>>>>

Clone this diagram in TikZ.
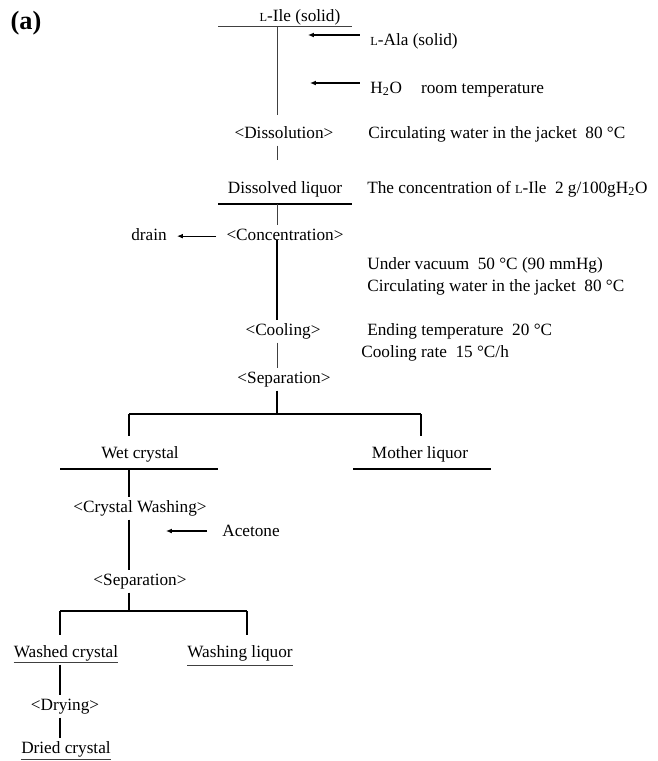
\documentclass[tikz,border=0pt]{standalone}
\usepackage{fontspec}
\setmainfont{Liberation Serif}
\usetikzlibrary{arrows.meta}
% small L as in L-Ile
\newcommand{\sL}{{\fontsize{7}{8}\selectfont L}}
\tikzset{
  txt/.style={inner xsep=0pt, inner ysep=1.7pt, text height=6.9pt, text depth=2.5pt,
    font=\fontsize{9.8}{12}\selectfont},
  link/.style={line width=0.65pt},
  thinlink/.style={line width=0.45pt, black!75},
  rule/.style={line width=0.65pt},
  feed/.style={line width=0.6pt, -{Latex[length=3.4pt,width=2.8pt]}, shorten <=5.7pt},
}
\begin{document}
\begin{tikzpicture}[x=0.02cm,y=-0.02cm]
  \useasboundingbox (0,0) rectangle (657,761);
  % columns and junctions
  \coordinate (colA) at (277,0);
  \coordinate (colB) at (129,0);
  \coordinate (colC) at (60,0);
  \coordinate (colM) at (421,0);
  \coordinate (colW) at (247,0);
  \coordinate (topA) at (277,26);
  \coordinate (ruleA) at (277,204);
  \coordinate (ruleB) at (129,469);
  \coordinate (splitA) at (277,414);
  \coordinate (splitB) at (129,611);
  \coordinate (feedA) at (308,35);
  \coordinate (feedB) at (310,83);
  \coordinate (feedC) at (166,531);

  \node[anchor=base, font=\fontsize{15}{18}\selectfont\bfseries] (tag) at (26,29) {(a)};

  % main line
  \node[txt, anchor=base] (ile) at (300,21) {\sL-Ile (solid)};
  \node[txt, anchor=base west] (ala) at (370,45) {\sL-Ala (solid)};
  \node[txt, anchor=base west] (water) at (370,93) {H\textsubscript{2}O\hspace{1.1em}room temperature};
  \node[txt, anchor=base] (diss) at (284,138) {<Dissolution>};
  \node[txt, anchor=base west] (jacketA) at (368,138) {Circulating water in the jacket\ \ 80 °C};
  \node[txt, anchor=base] (liquor) at (285,193) {Dissolved liquor};
  \node[txt, anchor=base west] (ratio) at (367,193) {The concentration of \sL-Ile\ \ 2 g/100gH\textsubscript{2}O};
  \node[txt, anchor=base] (conc) at (285,240) {<Concentration>};
  \node[txt, anchor=base east] (drain) at (167,240) {drain};
  \node[txt, anchor=base west] (vacuum) at (367,269) {Under vacuum\ \ 50 °C (90 mmHg)};
  \node[txt, anchor=base west] (jacketB) at (367,291) {Circulating water in the jacket\ \ 80 °C};
  \node[txt, anchor=base] (cool) at (283,335) {<Cooling>};
  \node[txt, anchor=base west] (endT) at (367,335) {Ending temperature\ \ 20 °C};
  \node[txt, anchor=base west] (rate) at (361,357) {Cooling rate\ \ 15 °C/h};
  \node[txt, anchor=base] (sepA) at (284,383) {<Separation>};

  % branches
  \node[txt, anchor=base] (wet) at (140,458) {Wet crystal};
  \node[txt, anchor=base] (mother) at (420,458) {Mother liquor};
  \node[txt, anchor=base] (washing) at (140,512) {<Crystal Washing>};
  \node[txt, anchor=base west] (acetone) at (222,536) {Acetone};
  \node[txt, anchor=base] (sepB) at (140,585) {<Separation>};
  \node[txt, anchor=base] (washed) at (66,657) {Washed crystal};
  \node[txt, anchor=base] (washliq) at (240,657) {Washing liquor};
  \node[txt, anchor=base] (drying) at (65,710) {<Drying>};
  \node[txt, anchor=base] (dried) at (66,753) {Dried crystal};

  % rules
  \draw[thinlink] (218,26) -- (352,26);
  \draw[rule] (218,204) -- (352,204);
  \draw[rule] (60,469) -- (218,469);
  \draw[rule] (353,469) -- (491,469);
  \draw[thinlink] ([yshift=-2.8pt]washed.base west) -- ([yshift=-2.8pt]washed.base east);
  \draw[thinlink] ([yshift=-4.5pt]washliq.base west) -- ([yshift=-4.5pt]washliq.base east);
  \draw[thinlink] ([yshift=-3.4pt]dried.base west) -- ([yshift=-3.4pt]dried.base east);

  % connectors
  \draw[thinlink, shorten >=4.5pt] (topA) -- (topA |- diss.north);
  \draw[thinlink, shorten >=10pt] (diss.south -| colA) -- (liquor.north -| colA);
  \draw[thinlink] (ruleA) -- (conc.north -| colA);
  \draw[link] (conc.base -| colA) -- (cool.north -| colA);
  \draw[thinlink] (cool.south -| colA) -- (sepA.north -| colA);
  \draw[link] (sepA.south -| colA) -- (splitA);
  \draw[link] (splitA -| colB) -- (splitA -| colM);
  \draw[link, shorten >=4pt] (splitA -| colB) -- (wet.north -| colB);
  \draw[link, shorten >=4pt] (splitA -| colM) -- (mother.north -| colM);
  \draw[link] (ruleB) -- (washing.north -| colB);
  \draw[link] (washing.south -| colB) -- (sepB.north -| colB);
  \draw[link] (sepB.south -| colB) -- (splitB);
  \draw[link] (splitB -| colC) -- (splitB -| colW);
  \draw[link, shorten >=4pt] (splitB -| colC) -- (washed.north -| colC);
  \draw[link, shorten >=4pt] (splitB -| colW) -- (washliq.north -| colW);
  \draw[link] (washed.south -| colC) -- (drying.north -| colC);
  \draw[link] (drying.south -| colC) -- (dried.north -| colC);

  % feeds and drain
  \draw[feed] (ala.west |- feedA) -- (feedA);
  \draw[feed] (water.west |- feedB) -- (feedB);
  \draw[feed, shorten <=8.5pt] (acetone.west |- feedC) -- (feedC);
  \draw[feed, shorten >=5.7pt] (conc.west) -- (drain.east);
\end{tikzpicture}
\end{document}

<<<<

Take the material above from its first line through the line holding "(tag) at (26,29)" and set it down exactly, without the pictures.

Task solution
Clone this diagram in TikZ.
\documentclass[tikz,border=0pt]{standalone}
\usepackage{fontspec}
\setmainfont{Liberation Serif}
\usetikzlibrary{arrows.meta}
% small L as in L-Ile
\newcommand{\sL}{{\fontsize{7}{8}\selectfont L}}
\tikzset{
  txt/.style={inner xsep=0pt, inner ysep=1.7pt, text height=6.9pt, text depth=2.5pt,
    font=\fontsize{9.8}{12}\selectfont},
  link/.style={line width=0.65pt},
  thinlink/.style={line width=0.45pt, black!75},
  rule/.style={line width=0.65pt},
  feed/.style={line width=0.6pt, -{Latex[length=3.4pt,width=2.8pt]}, shorten <=5.7pt},
}
\begin{document}
\begin{tikzpicture}[x=0.02cm,y=-0.02cm]
  \useasboundingbox (0,0) rectangle (657,761);
  % columns and junctions
  \coordinate (colA) at (277,0);
  \coordinate (colB) at (129,0);
  \coordinate (colC) at (60,0);
  \coordinate (colM) at (421,0);
  \coordinate (colW) at (247,0);
  \coordinate (topA) at (277,26);
  \coordinate (ruleA) at (277,204);
  \coordinate (ruleB) at (129,469);
  \coordinate (splitA) at (277,414);
  \coordinate (splitB) at (129,611);
  \coordinate (feedA) at (308,35);
  \coordinate (feedB) at (310,83);
  \coordinate (feedC) at (166,531);

  \node[anchor=base, font=\fontsize{15}{18}\selectfont\bfseries] (tag) at (26,29) {(a)};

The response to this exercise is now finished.